Peut-on écrire sans lire ? Je ne le crois pas. La lecture a toujours accompagné ma vie. Le summum du bonheur est de lire au soleil, sur ma terrasse, en bateau, au bord de la mer, bercée par le bruit des vagues, la seule musique dont les sons atteignent le cœur sans passer par l’ouïe. Toutes mes activités se sont construites à partir de l’eau et du soleil. La natation. Le jardinage. Tout ce qui concerne la mer et la terre. Et les voyages !

Travaillez-vous déjà sur un autre projet ?

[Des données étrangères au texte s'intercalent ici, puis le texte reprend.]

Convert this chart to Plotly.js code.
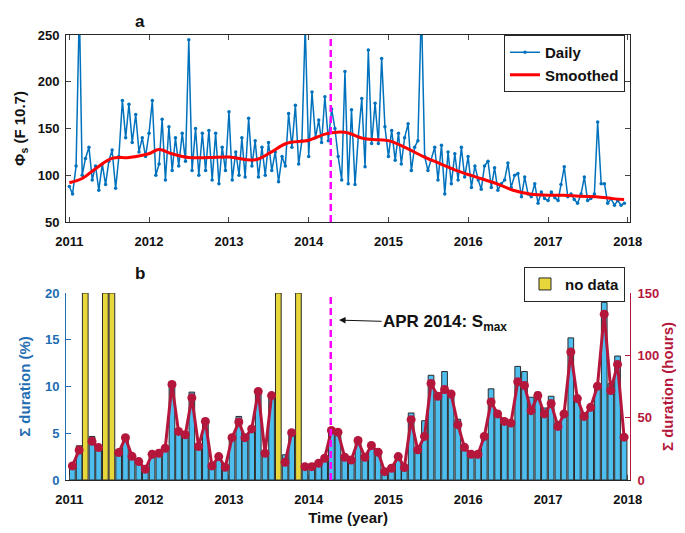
<!DOCTYPE html>
<html>
<head>
<meta charset="utf-8">
<script src="https://cdn.plot.ly/plotly-3.0.1.min.js"></script>
<style>html,body{margin:0;padding:0;background:#fff}#myDiv{width:685px;height:533px}</style>
</head>
<body>
<div id="myDiv"></div>
<script>
var years = [2011, 2012, 2013, 2014, 2015, 2016, 2017];

var f107Daily = [
  88, 80, 110, 280, 100, 118, 130, 95, 110, 84, 112, 90, 115, 127, 86, 120, 180, 140, 176, 135, 165, 125, 140, 120,
  145, 180, 100, 112, 160, 95, 152, 105, 140, 110, 145, 115, 245, 105, 150, 100, 145, 105, 148, 95, 145, 91, 130, 105,
  168, 95, 125, 100, 140, 98, 161, 110, 137, 98, 130, 100, 135, 105, 125, 93, 120, 110, 166, 130, 175, 112, 137, 260,
  120, 189, 140, 159, 135, 184, 137, 171, 150, 120, 95, 211, 91, 170, 90, 141, 182, 109, 234, 134, 177, 134, 225, 152,
  120, 148, 116, 145, 112, 140, 155, 105, 130, 137, 280, 120, 105, 116, 130, 95, 132, 80, 125, 91, 123, 95, 130, 98,
  120, 87, 110, 95, 85, 110, 115, 87, 108, 84, 91, 95, 113, 87, 100, 102, 77, 98, 80, 77, 91, 70, 82, 75,
  73, 82, 76, 73, 90, 109, 77, 80, 74, 70, 80, 98, 73, 75, 80, 157, 91, 91, 70, 75, 68, 73, 68, 70
];

var smoothDates = [
  '2011-01-01', '2011-03-01', '2011-05-01', '2011-07-15', '2011-10-01', '2011-12-31', '2012-02-15', '2012-04-15',
  '2012-07-01', '2012-10-01', '2013-01-01', '2013-05-01', '2013-07-15', '2013-09-20', '2014-01-01', '2014-03-25',
  '2014-06-15', '2014-09-15', '2015-01-01', '2015-03-25', '2015-06-10', '2015-08-25', '2015-11-10', '2016-01-25',
  '2016-05-10', '2016-07-25', '2016-10-10', '2017-01-01', '2017-03-15', '2017-05-25', '2017-08-10', '2017-10-25',
  '2017-12-15'
];
var f107Smooth = [
  92, 96.5, 107, 118, 119, 123, 127.5, 123,
  119, 119, 119.5, 116.5, 125, 134, 137.5, 144.5,
  146, 139, 137, 129, 120, 112.5, 105, 99,
  91, 84, 80, 78.6, 78.6, 77.5, 77, 75,
  74
];

// monthly sums, Jan 2011 .. Dec 2017 (null = no data)
var durPct = [
  1.43, 3.66, null, 4.66, 3.5, null, null, 2.94, 4.5, 2.5, 1.97, 1.15,
  2.7, 2.87, 3.33, 10.5, 5.2, 4.84, 9.4, 3.58, 6.27, 1.5, 2.4, 1.4,
  4.66, 6.8, 4.5, 5.4, 9.5, 2.9, 9.1, null, 2.7, 5.1, null, 1.4,
  1.4, 1.8, 2.3, 5.55, 5.1, 2.5, 2.3, 4.3, 2.5, 3.7, 3.15, 0.7,
  1.1, 2.2, 1.1, 7.17, 3.05, 6.34, 11.2, 8.96, 11.6, 9.2, 6.5, 3.2,
  2.8, 2.8, 4.4, 9.75, 7.0, 6.2, 6.0, 12.15, 11.6, 8.85, 9.39, 7.7,
  8.96, 6.27, 6.9, 15.2, 8.4, 6.6, 7.7, 10.0, 19.0, 10.3, 13.26, 4.3
];
var durHours = [
  11.3, 24, null, 31, 26, null, null, 22, 34, 19, 14.8, 8.6,
  20.7, 21.5, 25.5, 76.6, 39, 36.3, 65.9, 26.9, 47, 11.3, 18.8, 10.2,
  34, 46.5, 34, 41, 71, 21.5, 67.7, null, 14.2, 38, null, 10.7,
  10.7, 13.4, 17.5, 39.8, 38.4, 18.3, 16.1, 31.7, 18.3, 27.7, 22.3, 6.7,
  9.4, 18.8, 10, 48.4, 24.2, 35, 77.4, 67.2, 72.6, 69, 44.4, 26.3,
  20.7, 20.7, 35, 62.6, 53, 47, 45.7, 78.8, 75.8, 55.6, 67.7, 53,
  61.3, 43, 53, 102.7, 65.3, 51, 58.3, 75.3, 133, 71.8, 92.7, 34.4
];
var noDataMonths = ['2011-03', '2011-06', '2011-07', '2013-08', '2013-11'];
var smaxDate = '2014-04-12';

var pctMax = 20;
var blue = '#1F6DB3';
var crimson = '#B5173C';

var dailyDates = [];
var monthMid = [];
years.forEach(function (y) {
  for (var m = 1; m <= 12; m++) {
    var mm = (m < 10 ? '0' : '') + m;
    dailyDates.push(y + '-' + mm + '-01', y + '-' + mm + '-16');
    monthMid.push(y + '-' + mm + '-15');
  }
});

var barW = 26 * 86400000;

var daily = {
  x: dailyDates, y: f107Daily, name: 'Daily', mode: 'lines+markers',
  line: {color: '#0072BD', width: 1.5}, marker: {color: '#0072BD', size: 3.5},
  xaxis: 'x', yaxis: 'y', legend: 'legend'
};
var smooth = {
  x: smoothDates, y: f107Smooth, name: 'Smoothed', mode: 'lines',
  line: {color: '#FF0000', width: 3, shape: 'spline'},
  xaxis: 'x', yaxis: 'y', legend: 'legend'
};
var bars = {
  x: monthMid, y: durPct, type: 'bar', width: barW,
  marker: {color: '#4DBEEE', line: {color: '#2a2a2a', width: 1}},
  xaxis: 'x2', yaxis: 'y2', showlegend: false
};
var nodata = {
  x: noDataMonths.map(function (m) { return m + '-15'; }),
  y: noDataMonths.map(function () { return pctMax; }),
  type: 'bar', width: barW, name: 'no data',
  marker: {color: '#E8D73A', line: {color: '#2a2a2a', width: 1}},
  xaxis: 'x2', yaxis: 'y2', legend: 'legend2'
};
var hours = {
  x: monthMid, y: durHours, mode: 'lines+markers',
  line: {color: crimson, width: 3}, marker: {color: crimson, size: 9},
  xaxis: 'x2', yaxis: 'y3', showlegend: false
};

var data = [daily, smooth, bars, nodata, hours];

var xCommon = {
  type: 'date', range: ['2010-12-17', '2018-01-11'],
  tick0: '2011-01-01', dtick: 'M12', tickformat: '%Y',
  ticks: 'inside', ticklen: 5, showgrid: false, zeroline: false,
  showline: true, linecolor: '#262626', linewidth: 1, ticklabelstandoff: 7,
  tickfont: {size: 13, weight: 'bold'}
};

var layout = {
  width: 685, height: 533,
  margin: {l: 0, r: 0, t: 0, b: 0},
  paper_bgcolor: '#fff', plot_bgcolor: '#fff',
  font: {family: 'Liberation Sans, Arial, sans-serif', size: 13, color: '#111'},
  barmode: 'overlay',
  showlegend: true,
  xaxis: Object.assign({}, xCommon, {domain: [0.0964, 0.9197], anchor: 'y', mirror: 'ticks'}),
  yaxis: {
    domain: [0.5835, 0.9343], anchor: 'x', range: [50, 250], dtick: 50,
    ticks: 'inside', ticklen: 5, mirror: 'ticks', showline: true, linecolor: '#262626',
    showgrid: false, zeroline: false, ticklabelstandoff: 3, tickfont: {size: 13, weight: 'bold'},
    title: {text: 'Φ<sub>s</sub> (F 10.7)', font: {size: 15, weight: 'bold'}, standoff: 8}
  },
  xaxis2: Object.assign({}, xCommon, {
    domain: [0.0964, 0.9197], anchor: 'y2',
    title: {text: 'Time (year)', font: {size: 15, weight: 'bold'}, standoff: 6}
  }),
  yaxis2: {
    domain: [0.0994, 0.4503], anchor: 'x2', range: [0, pctMax], dtick: 5,
    ticks: 'inside', ticklen: 5, showline: true, linecolor: blue, tickcolor: blue,
    showgrid: false, zeroline: false, ticklabelstandoff: 3, tickfont: {size: 13, color: blue, weight: 'bold'},
    title: {text: 'Σ duration (%)', font: {size: 15, color: blue, weight: 'bold'}, standoff: 10}
  },
  yaxis3: {
    overlaying: 'y2', side: 'right', anchor: 'x2', range: [0, 150], dtick: 50,
    ticks: 'inside', ticklen: 5, showline: true, linecolor: crimson, tickcolor: crimson,
    showgrid: false, zeroline: false, ticklabelstandoff: 4, tickfont: {size: 13, color: crimson, weight: 'bold'},
    title: {text: 'Σ duration (hours)', font: {size: 15, color: crimson, weight: 'bold'}, standoff: 4}
  },
  legend: {
    x: 0.9124, xanchor: 'right', y: 0.9343, yanchor: 'top',
    bgcolor: '#fff', bordercolor: '#262626', borderwidth: 1,
    font: {size: 15, weight: 'bold'}, tracegroupgap: 0
  },
  legend2: {
    x: 0.9124, xanchor: 'right', y: 0.4996, yanchor: 'top',
    bgcolor: '#fff', bordercolor: '#262626', borderwidth: 1,
    font: {size: 15, weight: 'bold'}
  },
  shapes: [
    {type: 'line', xref: 'x', yref: 'y domain', x0: smaxDate, x1: smaxDate, y0: 0, y1: 1,
     line: {color: '#FF00FF', width: 2.5, dash: '7px,4px'}},
    {type: 'line', xref: 'x2', yref: 'y2 domain', x0: smaxDate, x1: smaxDate, y0: 0, y1: 1,
     line: {color: '#FF00FF', width: 2.5, dash: '7px,4px'}}
  ],
  annotations: [
    {xref: 'paper', yref: 'paper', x: 133 / 685, y: 1 - 10 / 533, text: 'a', showarrow: false,
     font: {size: 17, weight: 'bold'}},
    {xref: 'paper', yref: 'paper', x: 133 / 685, y: 1 - 273 / 533, text: 'b', showarrow: false,
     font: {size: 17, weight: 'bold'}},
    {xref: 'x2', yref: 'y2', x: '2014-05-20', y: 17.1, text: 'APR 2014: S<sub>max</sub>',
     showarrow: true, arrowhead: 2, arrowsize: 1.3, arrowwidth: 1, arrowcolor: '#111',
     ax: 106, ay: 3, font: {size: 17, weight: 'bold'}}
  ]
};

Plotly.newPlot('myDiv', data, layout, {displayModeBar: false});
</script>
</body>
</html>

Oui. Je termine mon cinquième ouvrage, qui m’avait été commandé il y a longtemps par les Editions Denoël et que n’avais jamais fini. Des années plus tard, je l’ai repris. J’en suis au dernier chapitre, à la conclusion. Il s’agit d’un roman tiré d’une affaire criminelle. L’histoire d’une jeune fille élevée à l’orphelinat à qui on avait raconté que sa mère l’avait abandonnée. Peu de temps avant ses 18 ans, elle s’échappe du foyer, traine dans des squats en Provence, tombe enceinte et décide à 18 ans, de retrouver et tuer sa mère avant d’accoucher de son enfant. Elle rencontre sa mère à Aix en Provence, la tue avec l’aide de deux jeunes mineurs, en l’égorgeant avec la ceinture de sa robe, met le feu au cadavre et part accoucher de son fils à l’hôpital. Elle sera arrêtée et condamnée à 16 ans de réclusion criminelle après avoir appris, à la lecture de son dossier, qu’elle était née du viol à seize ans par son cousin germain de sa mère à qui la justice n’avait jamais confié la garde de son enfant au motif qu’elle était trop jeune, sans emploi ni domicile.
Elle se pendra en prison quelques mois avant sa sortie, abandonnant elle aussi son enfant âgé de huit ans à l’orphelinat. Ce livre est un document sur la détention des femmes en prison, leur relation à leurs enfants, l’homosexualité, la mentalité de l’administration pénitentiaire, les sanctions, le cachot, la psychiatrie et la médecine en détention, mais aussi la problématique des longues peines et de la sortie des détenus, avec leur désespoir et la peur de retrouver la vie au dehors.